In case of network congestion or packet loss, RTSP will cause part of the stream to be lost. That's how RTP (the underlying conveyance protocol) behaves, as it uses UDP. This is a design choise. RTP is the de facto standard protocol to carry real-time delay-sensitive payloads such voice over IP. With voice calls, people definitely prefer to loose some audio frames that have to wait a few seconds for the network to recover and retransmit.

However, with video on demand, viewers would probably rather not miss some critical part of the movie's plot... They may well prefer to wait a while for the audio/video buffers to refill. This is all the more true as people are getting used to Youtube-ish transient pauses of video playback, instead of the fatal loss of information which occurs when the local terrestrial TV transmitter breaks down. That's precisely what happens with HTTP, as it relies on TCP rather than UDP to carry the multimedia data.

Whereas RTSP only carries the signaling reliably, HTTP conveys both signaling and payload reliably.


NAT traversal

What do I need to say? HTTP just works. RTSP just does not work, without ugly TCP encapsulation hacks that makes it look like HTTP anyway.

Adding support for Interactive Connection Establishment (ICE) to RTSP has gathered interest. Unfortunately, ICE is meant to be used with SIP, not RTSP, so that the marriage of RTSP and ICE will not be trivial (more interoperabilty issues to be expected).

Also, ICE is horribly complicated. Don't get me wrong. ICE is a well-designed scheme; it's not complicated for the sake of it. It attempts to solve a very intricate problem, so it has to be intricate. Namely, it aims at establishing communication channels between two NATted hosts.
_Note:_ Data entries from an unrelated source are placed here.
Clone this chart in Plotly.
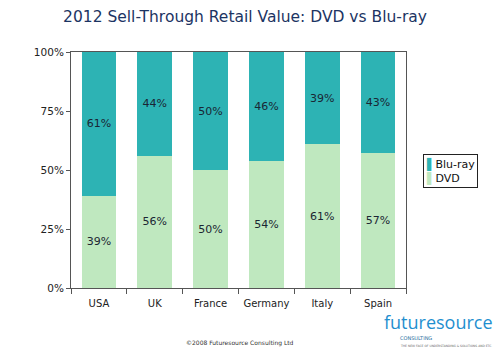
import plotly.graph_objects as go

countries = ["USA", "UK", "France", "Germany", "Italy", "Spain"]
dvd = [39, 56, 50, 54, 61, 57]
bluray = [61, 44, 50, 46, 39, 43]
y_ticks = [0, 25, 50, 75, 100]
y_tick_labels = ["0%", "25%", "50%", "75%", "100%"]

font = "DejaVu Sans"
c_blu = "#2db3b4"
c_dvd = "#bfe8bf"

fig = go.Figure()
fig.add_trace(go.Bar(
    x=countries, y=dvd, name="DVD",
    marker=dict(color=c_dvd, line=dict(width=0)),
    text=[f"{v}%" for v in dvd], textposition="inside", insidetextanchor="middle",
    textfont=dict(family=font, size=11, color="#1a2633"),
    width=0.62,
))
fig.add_trace(go.Bar(
    x=countries, y=bluray, name="Blu-ray",
    marker=dict(color=c_blu, line=dict(width=0)),
    text=[f"{v}%" for v in bluray], textposition="inside", insidetextanchor="middle",
    textfont=dict(family=font, size=11, color="#1a2633"),
    width=0.62,
))

fig.update_layout(
    width=500, height=350,
    barmode="stack",
    margin=dict(l=71, r=94, t=52, b=62),
    paper_bgcolor="white", plot_bgcolor="white",
    title=dict(text="2012 Sell-Through Retail Value: DVD vs Blu-ray",
               x=0.49, xanchor="center", y=0.952, yanchor="middle",
               font=dict(family=font, size=15.5, color="#1c3463")),
    font=dict(family=font, size=11, color="#222"),
    showlegend=False,
    uniformtext=dict(mode="show", minsize=10),
)
fig.update_yaxes(range=[0, 100], tickvals=y_ticks, ticktext=y_tick_labels,
                 showgrid=False, showline=True, linecolor="#555", linewidth=1,
                 mirror=True, ticks="outside", ticklen=4, tickcolor="#555",
                 tickfont=dict(family=font, size=10.5, color="#222"), zeroline=False)
fig.update_xaxes(showgrid=False, showline=True, linecolor="#555", linewidth=1,
                 mirror=True, ticks="outside", ticklen=5, tickcolor="#555",
                 tickson="boundaries", tickangle=0, ticklabelstandoff=6,
                 tickfont=dict(family=font, size=10, color="#222"))

# legend box drawn as an annotation
fig.add_annotation(
    text=f"<span style='color:{c_blu}'>▌</span>Blu-ray<br><span style='color:{c_dvd}'>▌</span>DVD",
    xref="paper", yref="paper", x=1.05, y=0.568, xanchor="left", yanchor="top",
    align="left", showarrow=False, bordercolor="#222", borderwidth=1, borderpad=2,
    bgcolor="white", font=dict(family=font, size=11, color="#111"))

fig.add_annotation(text="©2008 Futuresource Consulting Ltd", xref="paper", yref="paper",
                   x=0.504, y=-0.235, showarrow=False, xanchor="center", yanchor="middle",
                   font=dict(family=font, size=6, color="#333"))
fig.add_annotation(text="futuresource", xref="paper", yref="paper",
                   x=1.266, y=-0.142, showarrow=False, xanchor="right", yanchor="middle",
                   font=dict(family="Open Sans", size=18, color="#1f8fcf"))
fig.add_annotation(text="CONSULTING", xref="paper", yref="paper",
                   x=0.976, y=-0.212, showarrow=False, xanchor="left", yanchor="middle",
                   font=dict(family=font, size=5, color="#1f6fa0"))
fig.add_annotation(text="THE NEW FACE OF UNDERSTANDING & SOLUTIONS AND ETC.", xref="paper", yref="paper",
                   x=0.976, y=-0.245, showarrow=False, xanchor="left", yanchor="middle",
                   font=dict(family=font, size=3, color="#666"))

fig.write_html("out.html")
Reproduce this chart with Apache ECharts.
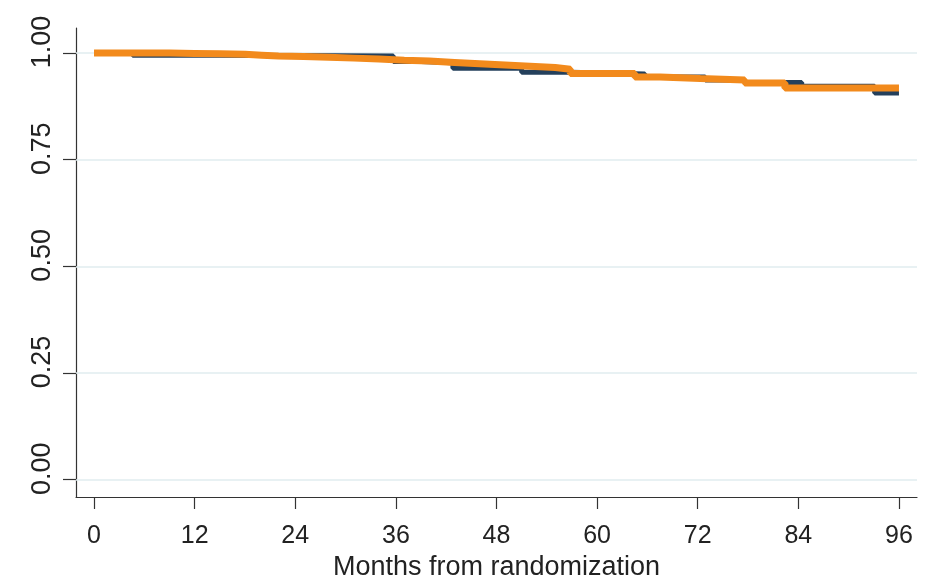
<!DOCTYPE html>
<html>
<head>
<meta charset="utf-8">
<script src="https://cdn.jsdelivr.net/npm/echarts@6/dist/echarts.min.js"></script>
<style>
  html, body { margin: 0; padding: 0; background: #fff; }
  #chart { width: 947px; height: 577px; }
</style>
</head>
<body>
<div id="chart"></div>
<script>
// tick values on each axis
const monthTicks = [0, 12, 24, 36, 48, 60, 72, 84, 96];
const survTicks = [0, 0.25, 0.5, 0.75, 1];

// Kaplan-Meier steps: [month, survival]
const navySteps = [
  [0, 1.0], [4.6, 0.995], [15, 0.993], [35.7, 0.980], [39, 0.977],
  [42.8, 0.964], [51, 0.955], [56.8, 0.951], [65.7, 0.944], [72.9, 0.937],
  [77.6, 0.931], [84.4, 0.922], [93.1, 0.906], [96, 0.906]
];
const orangeSteps = [
  [0, 1.0], [9, 0.999], [12, 0.998], [15, 0.997], [18, 0.995], [20, 0.993],
  [22, 0.992], [25, 0.990], [28, 0.988], [31, 0.986], [34, 0.983], [37, 0.981],
  [40, 0.978], [43, 0.975], [46, 0.972], [49, 0.969], [52, 0.966], [55, 0.962],
  [56.8, 0.952], [64.5, 0.944], [67.5, 0.940], [72.3, 0.937], [77.6, 0.930],
  [82.4, 0.918], [96, 0.918]
];

const chart = echarts.init(document.getElementById('chart'));
const txt = '#222';
const font = '"Liberation Sans", Arial, sans-serif';

chart.setOption({
  animation: false,
  grid: { left: 76, right: 30, top: 28, bottom: 80, outerBoundsMode: 'none', containLabel: false },
  xAxis: {
    type: 'value',
    min: -2.15,
    max: 98.15,
    name: 'Months from randomization',
    nameLocation: 'middle',
    nameGap: 45,
    nameTextStyle: { fontSize: 27, color: txt, fontFamily: font },
    axisLine: { show: true, onZero: false, lineStyle: { color: '#333', width: 1.2 } },
    axisTick: { show: true, length: 12, customValues: monthTicks, lineStyle: { color: '#333', width: 1.2 } },
    axisLabel: { customValues: monthTicks, fontSize: 25, color: txt, fontFamily: font, margin: 27 },
    splitLine: { show: false }
  },
  yAxis: {
    type: 'value',
    min: -0.0405,
    max: 1.0586,
    axisLine: { show: true, onZero: false, lineStyle: { color: '#333', width: 1.2 } },
    axisTick: { show: true, length: 13, customValues: survTicks, lineStyle: { color: '#333', width: 1.2 } },
    axisLabel: {
      customValues: survTicks,
      rotate: 90,
      fontSize: 27,
      color: txt,
      fontFamily: font,
      margin: 20,
      padding: [0, 0, 0, 22],
      formatter: (v) => v.toFixed(2)
    },
    splitLine: { show: false }
  },
  series: [
    {
      // horizontal grid lines at the y ticks
      type: 'line',
      data: [],
      z: 1,
      silent: true,
      markLine: {
        z: 1,
        silent: true,
        symbol: 'none',
        label: { show: false },
        lineStyle: { color: '#e1ecef', width: 1.5, type: 'solid' },
        data: survTicks.map((v) => ({ yAxis: v }))
      }
    },
    {
      type: 'line',
      step: 'end',
      symbol: 'none',
      z: 10,
      lineStyle: { color: '#24405c', width: 5 },
      data: navySteps
    },
    {
      type: 'line',
      step: 'end',
      symbol: 'none',
      z: 11,
      lineStyle: { color: '#f28a1c', width: 7 },
      data: orangeSteps
    }
  ]
});
</script>
</body>
</html>
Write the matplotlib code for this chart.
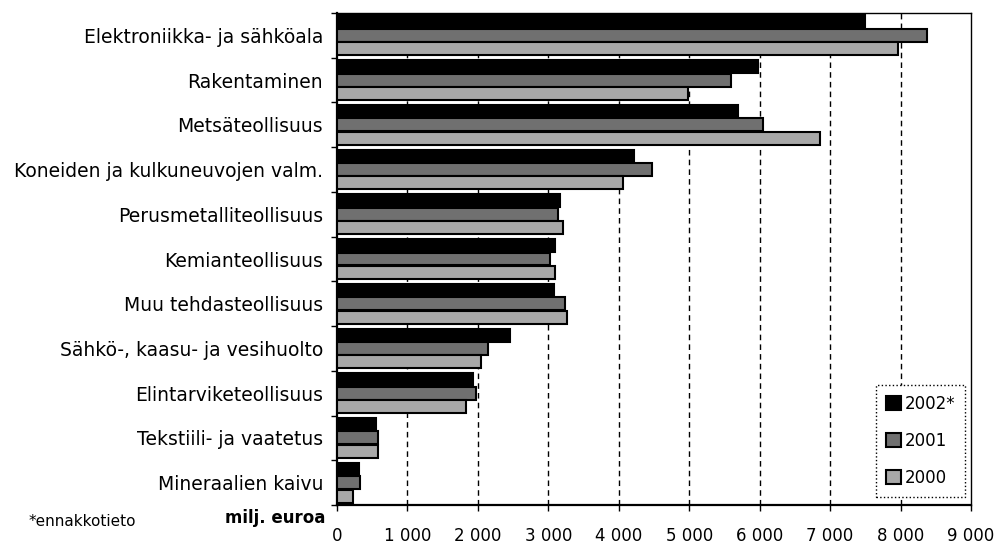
import numpy as np
import matplotlib
matplotlib.use("Agg")
import matplotlib.pyplot as plt
from matplotlib.ticker import FuncFormatter

categories = [
    "Elektroniikka- ja sähköala",
    "Rakentaminen",
    "Metsäteollisuus",
    "Koneiden ja kulkuneuvojen valm.",
    "Perusmetalliteollisuus",
    "Kemianteollisuus",
    "Muu tehdasteollisuus",
    "Sähkö-, kaasu- ja vesihuolto",
    "Elintarviketeollisuus",
    "Tekstiili- ja vaatetus",
    "Mineraalien kaivu",
]
v2002 = [7500, 5970, 5690, 4210, 3160, 3100, 3080, 2450, 1930, 550, 315]
v2001 = [8380, 5600, 6050, 4470, 3130, 3030, 3240, 2140, 1975, 575, 320]
v2000 = [7960, 4980, 6850, 4060, 3210, 3100, 3270, 2050, 1825, 575, 225]
series_labels = ["2002*", "2001", "2000"]
series_colors = ["#000000", "#707070", "#a8a8a8"]

fig = plt.figure(figsize=(10.01, 5.47), dpi=100)
ax = fig.add_axes([0.3367, 0.0768, 0.6333, 0.8994])

y = np.arange(len(categories))
h = 0.29
offsets = [-0.3, 0.0, 0.3]
for vals, off, col, lab in zip([v2002, v2001, v2000], offsets, series_colors, series_labels):
    ax.barh(y + off, vals, height=h, color=col, edgecolor="black", linewidth=1.5, label=lab, zorder=3)

ax.set_xlim(0, 9000)
ax.set_ylim(len(categories) - 0.5, -0.5)

ax.set_xticks(np.arange(0, 9001, 1000))
ax.xaxis.set_major_formatter(FuncFormatter(lambda v, p: f"{int(v):,}".replace(",", " ")))
ax.tick_params(axis="x", labelsize=12, length=4, width=1, pad=12, direction="out")

ax.set_yticks(y)
ax.set_yticklabels(categories, fontsize=13.5)
ax.set_yticks(np.arange(-0.5, len(categories), 1.0), minor=True)
ax.tick_params(axis="y", which="major", length=0, pad=10)
ax.tick_params(axis="y", which="minor", length=4, width=1, direction="out")

for xv in range(1000, 9000, 1000):
    ax.axvline(xv, color="black", linewidth=1, linestyle=(0, (4, 3)), zorder=1)

for s in ["left", "bottom"]:
    ax.spines[s].set_linewidth(1.6)
for s in ["top", "right"]:
    ax.spines[s].set_linewidth(1.0)

leg = ax.legend(loc="lower right", bbox_to_anchor=(0.964, 0.0914), bbox_transform=fig.transFigure,
                fontsize=12, handlelength=0.9, handleheight=0.9, handletextpad=0.2,
                labelspacing=1.15, borderpad=0.6, borderaxespad=0, fancybox=False, framealpha=1)
leg.get_frame().set_edgecolor("black")
leg.get_frame().set_linestyle(":")
leg.get_frame().set_linewidth(1.0)

fig.text(0.029, 0.0475, "*ennakkotieto", fontsize=11, ha="left", va="center")
fig.text(0.3247, 0.053, "milj. euroa", fontsize=12, fontweight="bold", ha="right", va="center")

fig.savefig("out.png", dpi=100)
For client-server protocols such as HTTP and RTSP, these complications are not at all needed. There is just one weird scenario that this helps: if the RTSP server is behind a NAT. It seems like a very bad complexity to usefulness tradeoff to me.


Firewall traversal

RTSP has theoretical firewall traversal capability, as it is designed to be easy for firewall to learn the IP addresse and port number tuples that need to be authorized. Not so many firewalls handle or allow RTSP however.

HTTP goes through almost any firewall. Even from tightly restricted Intranets, you can always find an outgoing HTTP proxy to use.


Software commodity

Some people noted that RTSP reused RTP, RTCP and SDP. That would made it easy/cheap to add to devices which supported these protocols already. That practically means SIP or XMPP voice over IP clients. And these clients are typically not media players, so it is not that obvious whether the benefit is that great.

Also, SIP and XMPP clients need symmetric full-duplex RTP stacks, offer/answer-centric SDP stacks, and very small jitter receive buffers. To the contrary, RTSP clients and servers normally have unidirectional RTP stacks, declarative SDP handling, and typically large receiver buffers (a few seconds of delay is not an issue for video on demand, as it would be for a phone call).


N.B.: this article is concerned about video-on-demand. For live streaming, there may be more reasons to prefer RTSP over HTTP.